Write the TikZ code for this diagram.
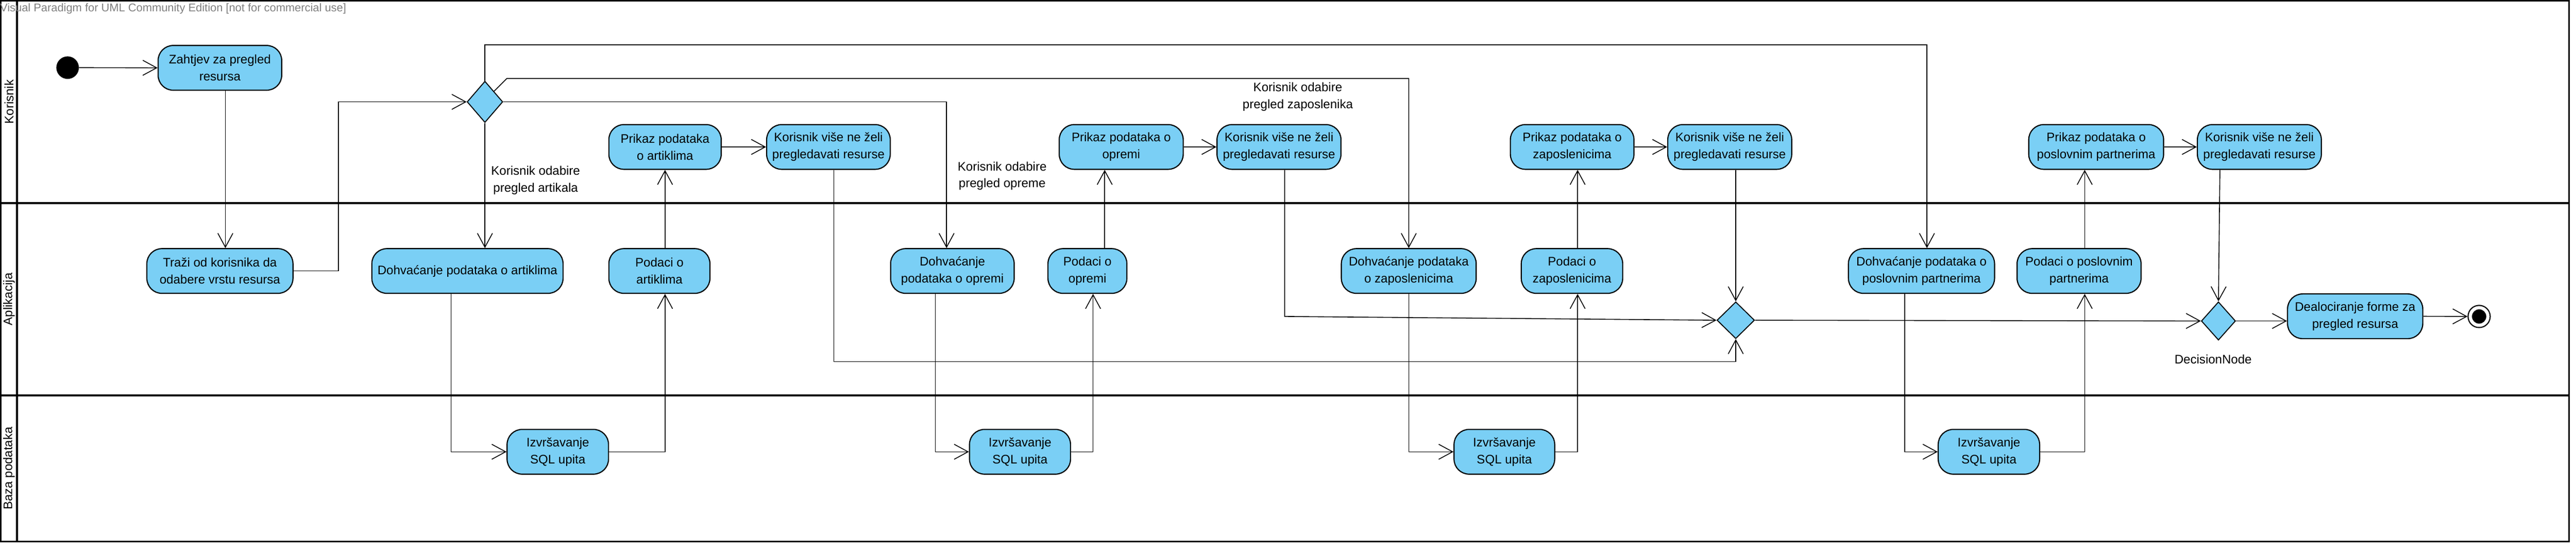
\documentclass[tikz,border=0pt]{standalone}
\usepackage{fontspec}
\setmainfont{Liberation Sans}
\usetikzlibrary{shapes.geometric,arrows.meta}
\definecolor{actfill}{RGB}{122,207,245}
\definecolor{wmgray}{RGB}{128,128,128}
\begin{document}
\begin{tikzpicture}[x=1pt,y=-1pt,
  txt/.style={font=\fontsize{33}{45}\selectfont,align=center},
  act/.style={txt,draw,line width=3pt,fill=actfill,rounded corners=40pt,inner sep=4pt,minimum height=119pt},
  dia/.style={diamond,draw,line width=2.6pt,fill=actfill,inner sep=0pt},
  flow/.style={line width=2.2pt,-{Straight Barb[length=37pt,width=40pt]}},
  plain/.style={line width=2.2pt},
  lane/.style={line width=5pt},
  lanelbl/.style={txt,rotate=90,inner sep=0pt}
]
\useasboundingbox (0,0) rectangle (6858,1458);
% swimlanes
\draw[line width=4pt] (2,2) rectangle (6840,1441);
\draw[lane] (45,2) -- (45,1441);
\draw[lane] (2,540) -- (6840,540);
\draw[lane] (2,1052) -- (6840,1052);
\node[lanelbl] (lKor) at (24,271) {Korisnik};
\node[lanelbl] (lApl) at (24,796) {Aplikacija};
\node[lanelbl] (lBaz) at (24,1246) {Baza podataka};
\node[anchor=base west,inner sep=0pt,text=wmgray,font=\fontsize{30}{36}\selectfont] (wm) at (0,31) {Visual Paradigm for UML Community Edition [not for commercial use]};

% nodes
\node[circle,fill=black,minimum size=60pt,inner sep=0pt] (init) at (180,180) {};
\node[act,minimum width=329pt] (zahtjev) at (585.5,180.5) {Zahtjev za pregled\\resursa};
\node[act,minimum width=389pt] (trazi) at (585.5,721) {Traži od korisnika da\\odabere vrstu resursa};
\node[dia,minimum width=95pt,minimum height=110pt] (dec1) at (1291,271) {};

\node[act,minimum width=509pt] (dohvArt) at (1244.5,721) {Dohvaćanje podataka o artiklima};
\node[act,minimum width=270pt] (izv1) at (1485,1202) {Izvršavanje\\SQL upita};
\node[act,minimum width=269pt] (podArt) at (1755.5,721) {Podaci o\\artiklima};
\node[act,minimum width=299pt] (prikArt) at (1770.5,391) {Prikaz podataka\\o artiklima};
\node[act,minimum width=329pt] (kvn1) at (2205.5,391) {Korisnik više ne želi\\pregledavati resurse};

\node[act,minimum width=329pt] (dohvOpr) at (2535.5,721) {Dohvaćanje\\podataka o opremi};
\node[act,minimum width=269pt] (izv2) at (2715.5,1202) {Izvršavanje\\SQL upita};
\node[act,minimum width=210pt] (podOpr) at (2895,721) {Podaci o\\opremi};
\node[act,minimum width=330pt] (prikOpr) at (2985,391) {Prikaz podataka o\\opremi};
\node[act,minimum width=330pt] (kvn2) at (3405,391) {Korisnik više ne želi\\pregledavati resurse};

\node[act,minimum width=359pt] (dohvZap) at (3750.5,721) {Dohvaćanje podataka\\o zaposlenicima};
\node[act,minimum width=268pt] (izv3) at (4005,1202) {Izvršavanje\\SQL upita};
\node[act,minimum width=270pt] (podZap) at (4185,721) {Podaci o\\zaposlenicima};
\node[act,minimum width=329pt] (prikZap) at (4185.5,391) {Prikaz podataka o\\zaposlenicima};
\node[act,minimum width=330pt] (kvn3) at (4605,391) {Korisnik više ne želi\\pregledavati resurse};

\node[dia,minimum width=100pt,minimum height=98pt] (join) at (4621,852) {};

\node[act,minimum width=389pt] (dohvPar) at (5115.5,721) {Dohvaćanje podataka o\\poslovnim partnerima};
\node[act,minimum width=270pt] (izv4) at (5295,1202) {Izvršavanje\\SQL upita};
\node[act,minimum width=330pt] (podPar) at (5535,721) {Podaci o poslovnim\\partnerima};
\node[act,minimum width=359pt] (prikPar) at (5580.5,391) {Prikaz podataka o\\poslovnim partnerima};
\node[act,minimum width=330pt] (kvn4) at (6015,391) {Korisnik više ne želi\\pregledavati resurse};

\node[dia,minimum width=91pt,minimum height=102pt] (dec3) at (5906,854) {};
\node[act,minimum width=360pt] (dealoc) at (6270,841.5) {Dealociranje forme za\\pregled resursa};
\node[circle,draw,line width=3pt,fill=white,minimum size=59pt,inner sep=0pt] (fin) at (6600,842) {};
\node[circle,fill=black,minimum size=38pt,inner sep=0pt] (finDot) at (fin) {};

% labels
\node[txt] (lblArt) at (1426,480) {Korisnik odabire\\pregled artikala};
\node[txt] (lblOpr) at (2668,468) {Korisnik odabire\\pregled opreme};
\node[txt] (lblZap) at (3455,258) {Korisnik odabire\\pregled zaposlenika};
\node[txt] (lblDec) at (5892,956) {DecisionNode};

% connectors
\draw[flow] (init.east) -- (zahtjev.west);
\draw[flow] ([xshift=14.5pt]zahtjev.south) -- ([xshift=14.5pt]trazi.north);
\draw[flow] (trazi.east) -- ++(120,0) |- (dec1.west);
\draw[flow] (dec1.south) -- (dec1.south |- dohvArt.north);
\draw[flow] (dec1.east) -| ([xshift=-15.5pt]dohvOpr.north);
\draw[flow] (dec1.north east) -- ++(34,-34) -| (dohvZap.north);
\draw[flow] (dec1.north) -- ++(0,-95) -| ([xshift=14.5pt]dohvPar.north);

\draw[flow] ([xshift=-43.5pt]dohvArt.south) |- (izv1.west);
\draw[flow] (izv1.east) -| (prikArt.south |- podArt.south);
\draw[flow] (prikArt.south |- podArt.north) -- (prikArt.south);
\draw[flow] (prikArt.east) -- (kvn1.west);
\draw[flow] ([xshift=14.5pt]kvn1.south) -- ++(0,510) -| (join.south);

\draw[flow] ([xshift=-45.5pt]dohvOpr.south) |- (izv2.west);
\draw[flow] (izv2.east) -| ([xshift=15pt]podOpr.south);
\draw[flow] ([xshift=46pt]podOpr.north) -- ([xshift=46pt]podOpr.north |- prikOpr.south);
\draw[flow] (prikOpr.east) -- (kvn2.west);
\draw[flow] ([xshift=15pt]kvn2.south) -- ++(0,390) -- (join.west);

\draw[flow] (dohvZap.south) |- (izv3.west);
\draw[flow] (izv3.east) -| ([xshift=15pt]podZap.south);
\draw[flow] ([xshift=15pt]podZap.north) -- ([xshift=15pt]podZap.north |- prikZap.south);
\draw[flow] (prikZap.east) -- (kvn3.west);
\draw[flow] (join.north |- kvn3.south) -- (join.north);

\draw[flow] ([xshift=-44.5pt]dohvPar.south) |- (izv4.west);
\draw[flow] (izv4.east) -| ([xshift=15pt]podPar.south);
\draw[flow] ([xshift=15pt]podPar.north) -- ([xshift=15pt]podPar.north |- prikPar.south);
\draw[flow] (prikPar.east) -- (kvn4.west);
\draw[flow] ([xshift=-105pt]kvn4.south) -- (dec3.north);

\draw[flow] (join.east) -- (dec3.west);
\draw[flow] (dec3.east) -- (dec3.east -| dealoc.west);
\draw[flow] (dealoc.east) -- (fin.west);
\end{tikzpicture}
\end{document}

————

Goal
Transcribe each line above verbatim, with the pictures left out.

Result for this exercise
Write the TikZ code for this diagram.
\documentclass[tikz,border=0pt]{standalone}
\usepackage{fontspec}
\setmainfont{Liberation Sans}
\usetikzlibrary{shapes.geometric,arrows.meta}
\definecolor{actfill}{RGB}{122,207,245}
\definecolor{wmgray}{RGB}{128,128,128}
\begin{document}
\begin{tikzpicture}[x=1pt,y=-1pt,
  txt/.style={font=\fontsize{33}{45}\selectfont,align=center},
  act/.style={txt,draw,line width=3pt,fill=actfill,rounded corners=40pt,inner sep=4pt,minimum height=119pt},
  dia/.style={diamond,draw,line width=2.6pt,fill=actfill,inner sep=0pt},
  flow/.style={line width=2.2pt,-{Straight Barb[length=37pt,width=40pt]}},
  plain/.style={line width=2.2pt},
  lane/.style={line width=5pt},
  lanelbl/.style={txt,rotate=90,inner sep=0pt}
]
\useasboundingbox (0,0) rectangle (6858,1458);
% swimlanes
\draw[line width=4pt] (2,2) rectangle (6840,1441);
\draw[lane] (45,2) -- (45,1441);
\draw[lane] (2,540) -- (6840,540);
\draw[lane] (2,1052) -- (6840,1052);
\node[lanelbl] (lKor) at (24,271) {Korisnik};
\node[lanelbl] (lApl) at (24,796) {Aplikacija};
\node[lanelbl] (lBaz) at (24,1246) {Baza podataka};
\node[anchor=base west,inner sep=0pt,text=wmgray,font=\fontsize{30}{36}\selectfont] (wm) at (0,31) {Visual Paradigm for UML Community Edition [not for commercial use]};

% nodes
\node[circle,fill=black,minimum size=60pt,inner sep=0pt] (init) at (180,180) {};
\node[act,minimum width=329pt] (zahtjev) at (585.5,180.5) {Zahtjev za pregled\\resursa};
\node[act,minimum width=389pt] (trazi) at (585.5,721) {Traži od korisnika da\\odabere vrstu resursa};
\node[dia,minimum width=95pt,minimum height=110pt] (dec1) at (1291,271) {};

\node[act,minimum width=509pt] (dohvArt) at (1244.5,721) {Dohvaćanje podataka o artiklima};
\node[act,minimum width=270pt] (izv1) at (1485,1202) {Izvršavanje\\SQL upita};
\node[act,minimum width=269pt] (podArt) at (1755.5,721) {Podaci o\\artiklima};
\node[act,minimum width=299pt] (prikArt) at (1770.5,391) {Prikaz podataka\\o artiklima};
\node[act,minimum width=329pt] (kvn1) at (2205.5,391) {Korisnik više ne želi\\pregledavati resurse};

\node[act,minimum width=329pt] (dohvOpr) at (2535.5,721) {Dohvaćanje\\podataka o opremi};
\node[act,minimum width=269pt] (izv2) at (2715.5,1202) {Izvršavanje\\SQL upita};
\node[act,minimum width=210pt] (podOpr) at (2895,721) {Podaci o\\opremi};
\node[act,minimum width=330pt] (prikOpr) at (2985,391) {Prikaz podataka o\\opremi};
\node[act,minimum width=330pt] (kvn2) at (3405,391) {Korisnik više ne želi\\pregledavati resurse};

\node[act,minimum width=359pt] (dohvZap) at (3750.5,721) {Dohvaćanje podataka\\o zaposlenicima};
\node[act,minimum width=268pt] (izv3) at (4005,1202) {Izvršavanje\\SQL upita};
\node[act,minimum width=270pt] (podZap) at (4185,721) {Podaci o\\zaposlenicima};
\node[act,minimum width=329pt] (prikZap) at (4185.5,391) {Prikaz podataka o\\zaposlenicima};
\node[act,minimum width=330pt] (kvn3) at (4605,391) {Korisnik više ne želi\\pregledavati resurse};

\node[dia,minimum width=100pt,minimum height=98pt] (join) at (4621,852) {};

\node[act,minimum width=389pt] (dohvPar) at (5115.5,721) {Dohvaćanje podataka o\\poslovnim partnerima};
\node[act,minimum width=270pt] (izv4) at (5295,1202) {Izvršavanje\\SQL upita};
\node[act,minimum width=330pt] (podPar) at (5535,721) {Podaci o poslovnim\\partnerima};
\node[act,minimum width=359pt] (prikPar) at (5580.5,391) {Prikaz podataka o\\poslovnim partnerima};
\node[act,minimum width=330pt] (kvn4) at (6015,391) {Korisnik više ne želi\\pregledavati resurse};

\node[dia,minimum width=91pt,minimum height=102pt] (dec3) at (5906,854) {};
\node[act,minimum width=360pt] (dealoc) at (6270,841.5) {Dealociranje forme za\\pregled resursa};
\node[circle,draw,line width=3pt,fill=white,minimum size=59pt,inner sep=0pt] (fin) at (6600,842) {};
\node[circle,fill=black,minimum size=38pt,inner sep=0pt] (finDot) at (fin) {};

% labels
\node[txt] (lblArt) at (1426,480) {Korisnik odabire\\pregled artikala};
\node[txt] (lblOpr) at (2668,468) {Korisnik odabire\\pregled opreme};
\node[txt] (lblZap) at (3455,258) {Korisnik odabire\\pregled zaposlenika};
\node[txt] (lblDec) at (5892,956) {DecisionNode};

% connectors
\draw[flow] (init.east) -- (zahtjev.west);
\draw[flow] ([xshift=14.5pt]zahtjev.south) -- ([xshift=14.5pt]trazi.north);
\draw[flow] (trazi.east) -- ++(120,0) |- (dec1.west);
\draw[flow] (dec1.south) -- (dec1.south |- dohvArt.north);
\draw[flow] (dec1.east) -| ([xshift=-15.5pt]dohvOpr.north);
\draw[flow] (dec1.north east) -- ++(34,-34) -| (dohvZap.north);
\draw[flow] (dec1.north) -- ++(0,-95) -| ([xshift=14.5pt]dohvPar.north);

\draw[flow] ([xshift=-43.5pt]dohvArt.south) |- (izv1.west);
\draw[flow] (izv1.east) -| (prikArt.south |- podArt.south);
\draw[flow] (prikArt.south |- podArt.north) -- (prikArt.south);
\draw[flow] (prikArt.east) -- (kvn1.west);
\draw[flow] ([xshift=14.5pt]kvn1.south) -- ++(0,510) -| (join.south);

\draw[flow] ([xshift=-45.5pt]dohvOpr.south) |- (izv2.west);
\draw[flow] (izv2.east) -| ([xshift=15pt]podOpr.south);
\draw[flow] ([xshift=46pt]podOpr.north) -- ([xshift=46pt]podOpr.north |- prikOpr.south);
\draw[flow] (prikOpr.east) -- (kvn2.west);
\draw[flow] ([xshift=15pt]kvn2.south) -- ++(0,390) -- (join.west);

\draw[flow] (dohvZap.south) |- (izv3.west);
\draw[flow] (izv3.east) -| ([xshift=15pt]podZap.south);
\draw[flow] ([xshift=15pt]podZap.north) -- ([xshift=15pt]podZap.north |- prikZap.south);
\draw[flow] (prikZap.east) -- (kvn3.west);
\draw[flow] (join.north |- kvn3.south) -- (join.north);

\draw[flow] ([xshift=-44.5pt]dohvPar.south) |- (izv4.west);
\draw[flow] (izv4.east) -| ([xshift=15pt]podPar.south);
\draw[flow] ([xshift=15pt]podPar.north) -- ([xshift=15pt]podPar.north |- prikPar.south);
\draw[flow] (prikPar.east) -- (kvn4.west);
\draw[flow] ([xshift=-105pt]kvn4.south) -- (dec3.north);

\draw[flow] (join.east) -- (dec3.west);
\draw[flow] (dec3.east) -- (dec3.east -| dealoc.west);
\draw[flow] (dealoc.east) -- (fin.west);
\end{tikzpicture}
\end{document}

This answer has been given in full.